I'd love to be able to say this in an interview one day. And I'd be telling the truth (not about Mapreduce but something else, let me tell you about the time I lost an argument with a Senior/Staff Engineer who wanted to write an entire PHP library for log files on a single-serving linux host instead of using cron and logrotate).
But like you mentioned, it's a type of question I've yet to be asked. Depending on the room (ala "read the room") I might volunteer that bit of information in a more 'interview friendly' way.
I ask the equivalent DS question in a lot of my interviews.
Generally people tell me about the hot new XGBoost model they fitted, and I ask them how much better it was than logistic regression.
9/10 they don't have a good answer.
That being said, my favourite answer was from a candidate who told me that Kaggle contestants didn't use log reg, and therefore it was a bad choice.
Oddly enough, we didn't hire that candidate.
OTOH, I've worked at places where they wouldn't hire you if you didn't talk about your awesome neural networks/XGboost experience, so it really depends on the interviewer.
Especially as more senior engineer I would love to discuss issues like this and talk about pros, cons and trade offs of different decisions because that’s the world I live in. But from my experience most interviewers aren’t interested.

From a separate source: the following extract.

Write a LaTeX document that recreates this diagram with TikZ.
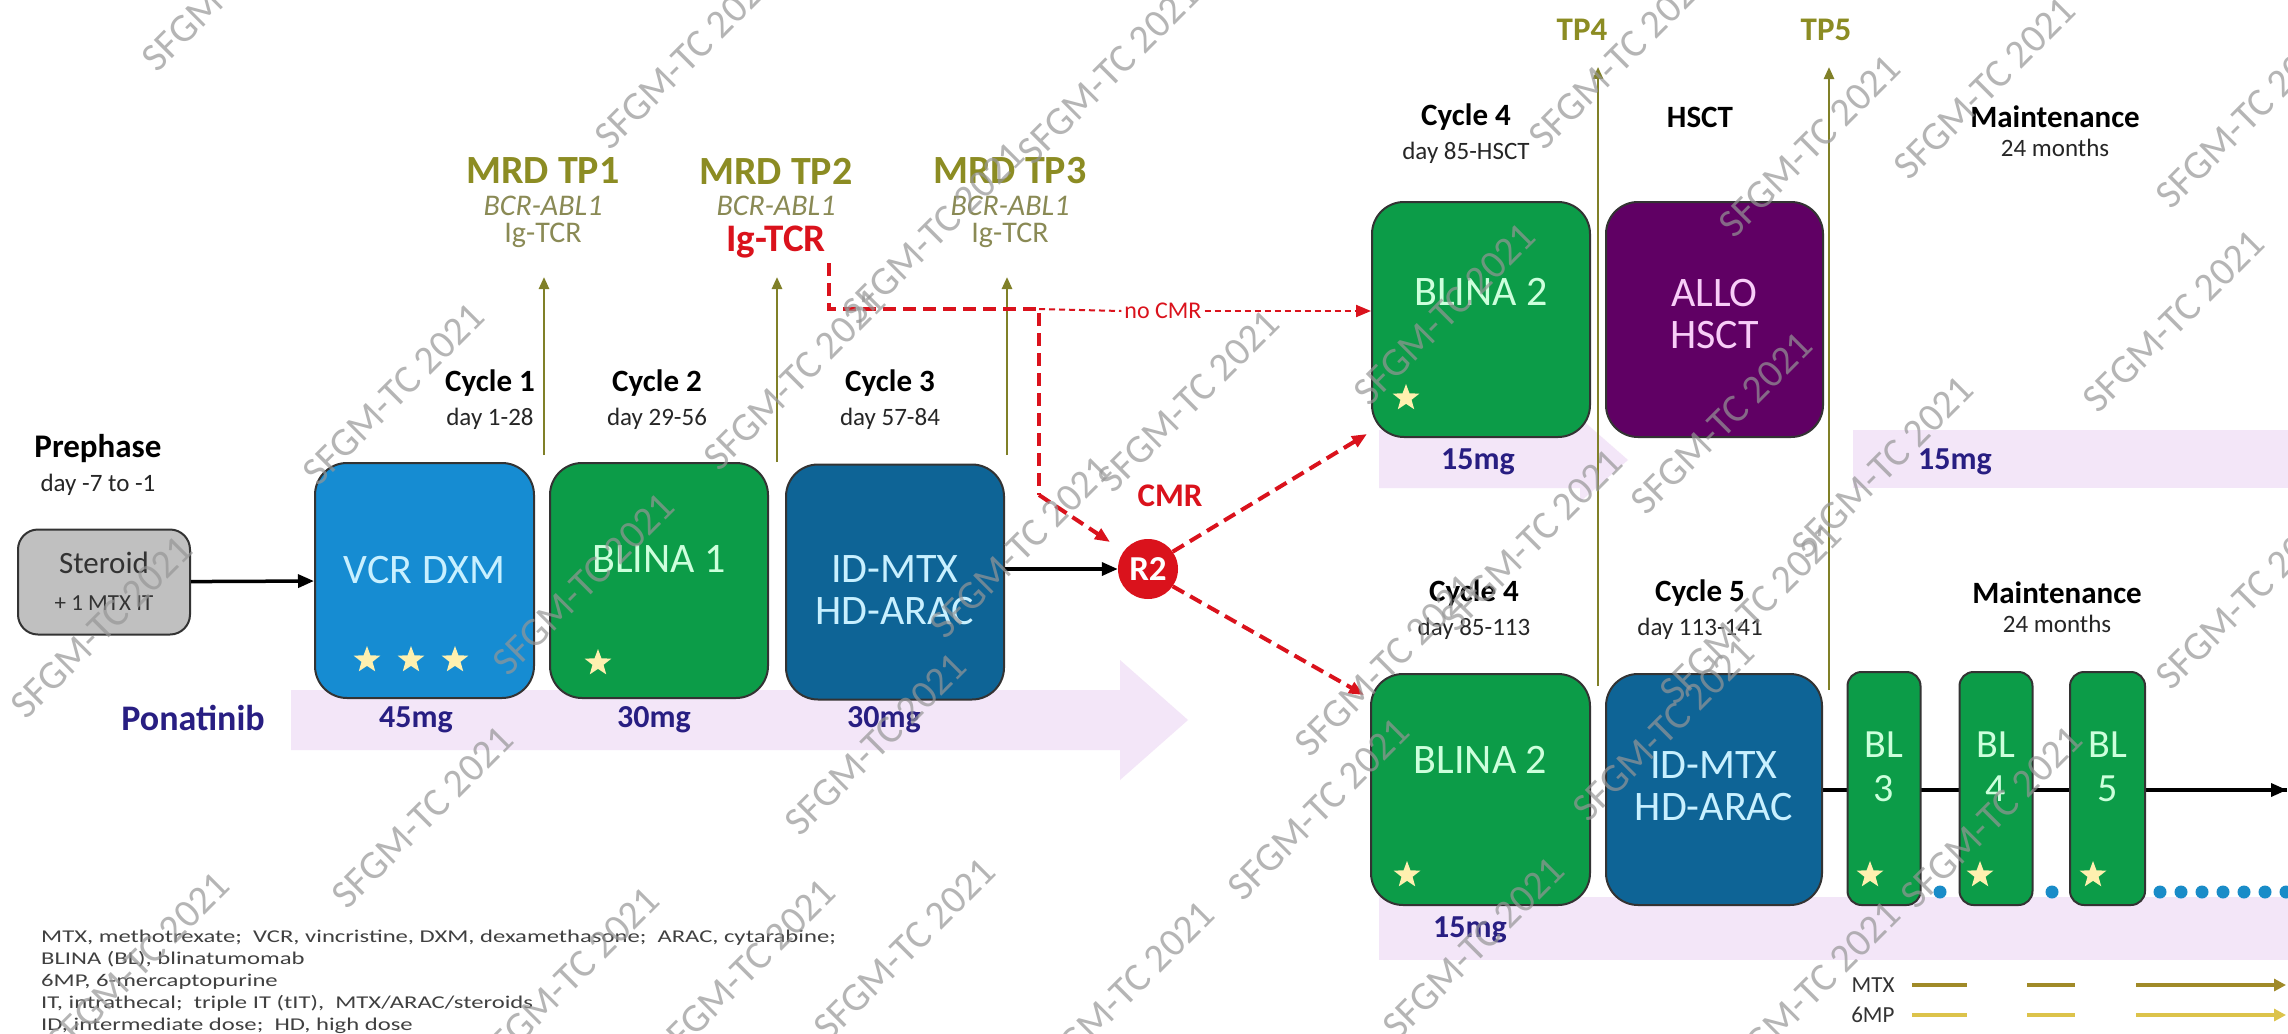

Also known as "career driven development". Controversial idea: I don't think this is necessarily a bad thing. If an org is using sexy tooling that people want to use and looks good on a CV, then it keeps engineers happy and attracts new engineers who want to work with it.
Disclaimers: provided it's not an actually terrible fit for whatever you're trying to do, or the overhead is enormous, etc.
The funny thing is, Google doesn't care that you have three years' Kubernetes experience. They want you to solve leetcode problems.
So, it would have been better for everybody if you chose a boring technology, kept the system running with no hassle and no 3am pages, and spent the quiet evening studying on algorithm questions. But apparently that's not sexy enough.
Years ago my current team was horrible about this.
Perhaps the worst case (but there are so many).. we were 99% java. We hit containerization and a team member hard sells introducing a container that did a relatively small job but was written in Go instead of Java/Python/whatever that is already present.
Team member literally resigns to go work at a Go-Centric job the day they got the merge request approved. I heard about the resignation IN the code review meeting.
Luckily it is/was a tiny thing that hasn't needed much maintenance.
One of the funny things about this being about the "cool kids" doing stuff is the people doing the following were often viewed as the "cool kids" but could only stay that way for a certain amount of time until their tech debt from over-engineering everything caught up with them.
So in other words... we actually are being hyper-rational, it's the people who discard any experience in anything that's > 5 years old that are creating the problem.
It's called RDD (Resume Driven Development) in my parts.
It's sad that software engineers do it to each other, because this year's RDD project is next years legacy rewrite.
If people could be mature and thoughtful and select technologies that have a natural sympathy for the domain and problem they are trying to solve, we'd all be a bit happier.
In my mind, you are shirking your duty if you practice RDD.
The paradoxical thing about this for me is that both the most junior and senior engineers fall victim to this line of thinking.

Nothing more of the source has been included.